33:28 - København Hovedbanegården - Walking into
the main Copenhagen station. Some trains are leaving. The station
is globally quiet as a large part of commuters use bike into
the city.
41:08 - Kongens Nytorv - Near a big road, a red light indicates
to pedestrians they can cross. It's a typical sound of Copenhagen.
41:52 - Bryggebroen - During the rush hour, no need to search
the cars, there's very few. In Copenhagen, the rush hour is
simply a downpour of bikes. It's of course very pleasant. Sound
of the bikes on a pedestian and cycling bridge.
45:56 - Nyhavn - During a day off, the main tourist avenue of
Copenhagen called Nyhavn. Most people are discreet.
52:28 - Den Røde Plads - Nørrebro is a funny disctrict.
It's said that Denmark is the happiest country in the world.
We can understand this as you can play (and drink and fraternize)
at every street corner. Here is the sound of children playing
in the swings.
55:04 - Sankt Jørgens Sø - Near a big lake, a
group of Spanish tourists is drinking and screws around the
water.
59:36 - Frederiksberg haves suttetræ - This is a tree
called Suttetræ. It's very common in the Danish culture.

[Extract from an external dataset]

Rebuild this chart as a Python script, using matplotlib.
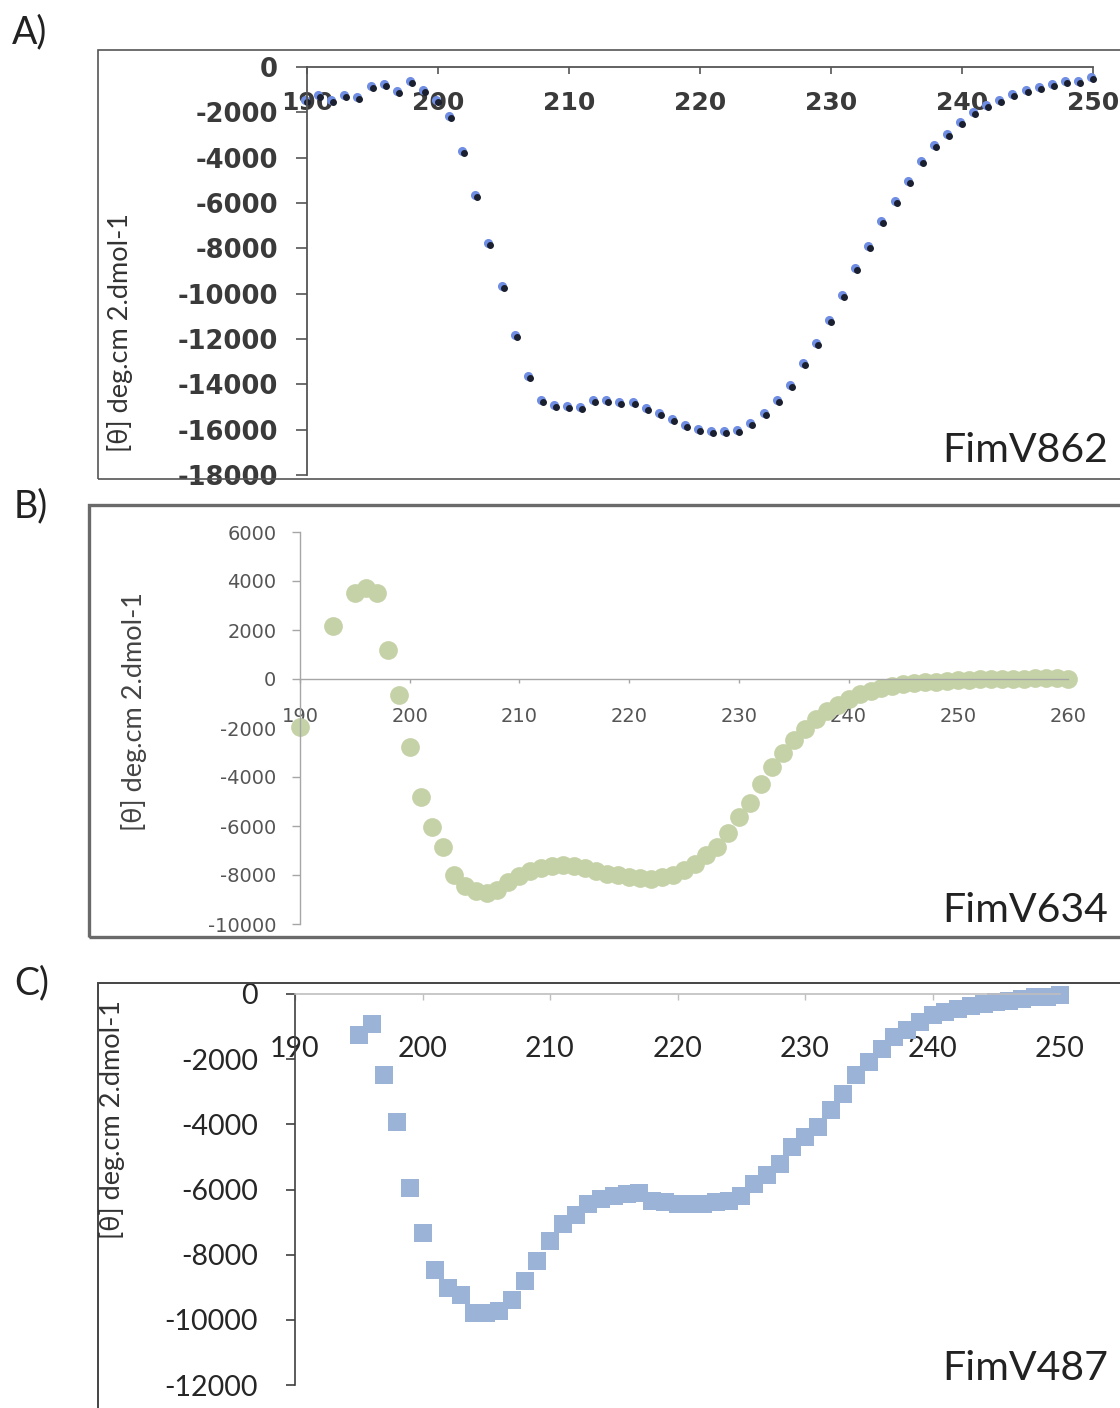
import matplotlib
matplotlib.use('Agg')
import matplotlib.pyplot as plt
from matplotlib.patches import Rectangle
from matplotlib.transforms import ScaledTranslation

plt.rcParams['axes.unicode_minus'] = False

wl_a = list(range(190, 251))
theta_a = [-1550, -1330, -1550, -1330, -1410, -930, -840, -1150, -710, -1100,
           -1550, -2250, -3780, -5740, -7860, -9760, -11920, -13700, -14790, -15010,
           -15060, -15100, -14790, -14790, -14880, -14880, -15140, -15360, -15630, -15890,
           -16070, -16160, -16160, -16110, -15800, -15360, -14790, -14130, -13160, -12270,
           -11260, -10150, -8960, -7990, -6890, -6000, -5120, -4240, -3530, -3050,
           -2520, -2070, -1770, -1550, -1280, -1100, -970, -840, -710, -710, -530]

wl_b = [190, 193, 195, 196, 197, 198, 199, 200, 201, 202, 203, 204] + list(range(205, 261))
theta_b = [-1960, 2160, 3510, 3720, 3510, 1180, -650, -2780, -4800, -6040, -6860, -8000,
           -8450, -8650, -8750, -8600, -8300, -8050, -7850, -7700, -7620, -7590,
           -7640, -7720, -7820, -7940, -8020, -8070, -8130, -8150, -8100, -7980,
           -7800, -7550, -7200, -6860, -6300, -5650, -5060, -4300, -3600, -3000,
           -2490, -2050, -1650, -1300, -1050, -800, -620, -500, -380, -300,
           -220, -170, -130, -110, -80, -60, -40, -20, 0, 0,
           10, 20, 30, 30, 30, 20]

wl_c = list(range(195, 251))
theta_c = [-1260, -920, -2490, -3940, -5940, -7320, -8460, -9020, -9230, -9780,
           -9800, -9720, -9380, -8800, -8180, -7570, -7070, -6770, -6460, -6300,
           -6190, -6150, -6120, -6340, -6380, -6460, -6460, -6460, -6380, -6340,
           -6190, -5840, -5540, -5230, -4710, -4400, -4090, -3570, -3070, -2490,
           -2090, -1690, -1320, -1110, -860, -650, -560, -450, -380, -300,
           -260, -200, -140, -100, -80, -40]

ylab = '[θ] deg.cm 2.dmol-1'
sans = ['Lato', 'DejaVu Sans']

W, H = 1120, 1408
fig = plt.figure(figsize=(W / 100, H / 100), dpi=100)


def caja(l, t, r, b):
    return [l / W, 1 - b / H, (r - l) / W, (b - t) / H]


def marco(l, t, r, b, lw, col):
    fig.add_artist(Rectangle((l / W, 1 - b / H), (r - l) / W, (b - t) / H,
                             transform=fig.transFigure, fill=False, lw=lw, ec=col))


def ejes(ax, col_y, col_x, lw):
    ax.spines['top'].set_visible(False)
    ax.spines['right'].set_visible(False)
    ax.spines['bottom'].set_position(('data', 0))
    ax.spines['left'].set_color(col_y)
    ax.spines['bottom'].set_color(col_x)
    ax.spines['left'].set_linewidth(lw)
    ax.spines['bottom'].set_linewidth(lw)
    ax.patch.set_alpha(0)


# ---------------- A) FimV862 ----------------
marco(98, 50, 1135, 479, 1.2, '#555555')
ax = fig.add_axes(caja(307, 67, 1093, 475))
ax.plot(wl_a, theta_a, ls='none', marker='o', ms=5.5, color='#6f8de2', clip_on=False,
        transform=ax.transData + ScaledTranslation(-0.02, 0.02, fig.dpi_scale_trans))
ax.plot(wl_a, theta_a, ls='none', marker='o', ms=4, color='#1b2030', clip_on=False)
ax.set_xlim(190, 250)
ax.set_ylim(-18000, 0)
ax.set_xticks(range(190, 251, 10))
ax.set_yticks(range(-18000, 1, 2000))
ejes(ax, '#555555', '#555555', 1.3)
ax.tick_params(axis='x', direction='out', length=5, width=1.2, color='#555555',
               pad=12, labelsize=18, labelcolor='#3a3a3a')
ax.tick_params(axis='y', direction='out', length=8, width=1.2, color='#555555',
               pad=13, labelsize=18.5, labelcolor='#3a3a3a')
for t in ax.get_xticklabels() + ax.get_yticklabels():
    t.set_fontweight('bold')
fig.text(120 / W, 1 - 333 / H, ylab, rotation=90, ha='center', va='center',
         fontsize=19.5, color='#333333', family=sans)
fig.text(1108 / W, 1 - 450 / H, 'FimV862', ha='right', va='center',
         fontsize=29.5, color='#222222', family=sans)
fig.text(12 / W, 1 - 32 / H, 'A)', ha='left', va='center', fontsize=27,
         color='#222222', family=sans)

# ---------------- B) FimV634 ----------------
marco(89, 505, 1135, 937, 2.4, '#6a6a6a')
ax = fig.add_axes(caja(300, 532, 1068, 924))
ax.plot(wl_b, theta_b, ls='none', marker='o', ms=13.5, color='#c5d2a7',
        markeredgewidth=0, clip_on=False)
ax.set_xlim(190, 260)
ax.set_ylim(-10000, 6000)
ax.set_xticks(range(190, 261, 10))
ax.set_yticks(range(-10000, 6001, 2000))
ejes(ax, '#a6a6a6', '#a6a6a6', 1.0)
ax.tick_params(axis='x', direction='out', length=3, width=1, color='#a6a6a6',
               pad=17, labelsize=14, labelcolor='#555555')
ax.tick_params(axis='y', direction='out', length=6, width=1, color='#a6a6a6',
               pad=11, labelsize=14, labelcolor='#555555')
fig.text(134 / W, 1 - 712 / H, ylab, rotation=90, ha='center', va='center',
         fontsize=19.5, color='#444444', family=sans)
fig.text(1108 / W, 1 - 910 / H, 'FimV634', ha='right', va='center',
         fontsize=29.5, color='#222222', family=sans)
fig.text(14 / W, 1 - 506 / H, 'B)', ha='left', va='center', fontsize=27,
         color='#222222', family=sans)

# ---------------- C) FimV487 ----------------
marco(98, 983, 1135, 1420, 1.4, '#444444')
ax = fig.add_axes(caja(295, 994, 1060, 1385))
ax.plot(wl_c, theta_c, ls='none', marker='s', ms=12.5, color='#9ab3d6',
        markeredgewidth=0, clip_on=False)
ax.set_xlim(190, 250)
ax.set_ylim(-12000, 0)
ax.set_xticks(range(190, 251, 10))
ax.set_yticks(range(-12000, 1, 2000))
ejes(ax, '#404040', '#bfbfbf', 1.2)
ax.tick_params(axis='x', direction='out', length=4, width=1, color='#bfbfbf',
               pad=26, labelsize=20.5, labelcolor='#262626')
ax.tick_params(axis='y', direction='out', length=6.5, width=1.2, color='#404040',
               pad=20, labelsize=20.5, labelcolor='#262626')
for t in ax.get_xticklabels() + ax.get_yticklabels():
    t.set_family(sans)
fig.text(112 / W, 1 - 1120 / H, ylab, rotation=90, ha='center', va='center',
         fontsize=19.5, color='#333333', family=sans)
fig.text(1108 / W, 1 - 1368 / H, 'FimV487', ha='right', va='center',
         fontsize=29.5, color='#222222', family=sans)
fig.text(14 / W, 1 - 983 / H, 'C)', ha='left', va='center', fontsize=27,
         color='#222222', family=sans)

fig.savefig('out.png', dpi=100)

This is a special place where 3 year olds give up their dummies
on graduating to kindergarten from babyhood at the day nursery.
A lot of dummies are hanging on the branches. When we were near
the tree, a group of Asian tourists came, having a very quick
look, and went to the next spot.
Total duration : 61:12 mn
Paysage
sonore - Hambourg
Soundscape of the Hamburg city
Hamburg Geräuschlandschaft
Afin de ne pas encombrer le texte, les titres de l'album sont suivants :
0:00
- Hamburg Hauptbahnhof. The gigantic main station of Hamburg.
Arriving by the S3 line, sounds of the trains. An ICE train
leaving to Karlsruhe and a completely desesperated guy missing
his train.
11:20 - Binnenalster, Ballindamm. On the dock, pigeons flirting.
12:48 - Binnenalster, Alsterpavillon. The Elb (or Elbe) river
is like a big lake. Its extremely traveled by tourists.
This is a short walk in the middle of a devastating mass tourism.
Huge amounts of tourists drinking, people in the bars, regular
calls from tourist boats.
21:44 - On the pontoon. Landungsbrücken near the Elbphilharmonie.
Some tourist boats berthing. At the backyard, sounds of the
Hamburg shipyard.
27:52 - Annenstraße & Paulinenplatz. Children playing
in a park, with the parents.
33:12 - Hauptkirche St. Petri & Speersort. A small demonstration
in the street. One hundred people want more refugees in Germany.
Catholic speech and religious song.
36:30 - Sankt-Pauli-Elbtunnel. The tunnel establishes the link
below the Elb river. The tunnel is mostly cycleable and pedestrian.
Sound of the lifts, and crossing all the tunnel by feet.
42:52 - Planten un Blomen, Großer spielplatz. Into the
huge botanic garden of Hamburg, a colossal amount of children
playing in the park.
47:22 - Grasbrookpark at 12AM. Children playing in a park, with
the parents.
50:50 - The train going to Neuwiedenthal on evening. Some turkish
people talking loudly and a very angry woman with a bike.
58:12 - Hauptkirche St. Michaelis. The very good and pleasant
bell of this Lutheran church, ringing at 10AM. Into the park,
song of a blackbird and pedestrians walking onto the gravels.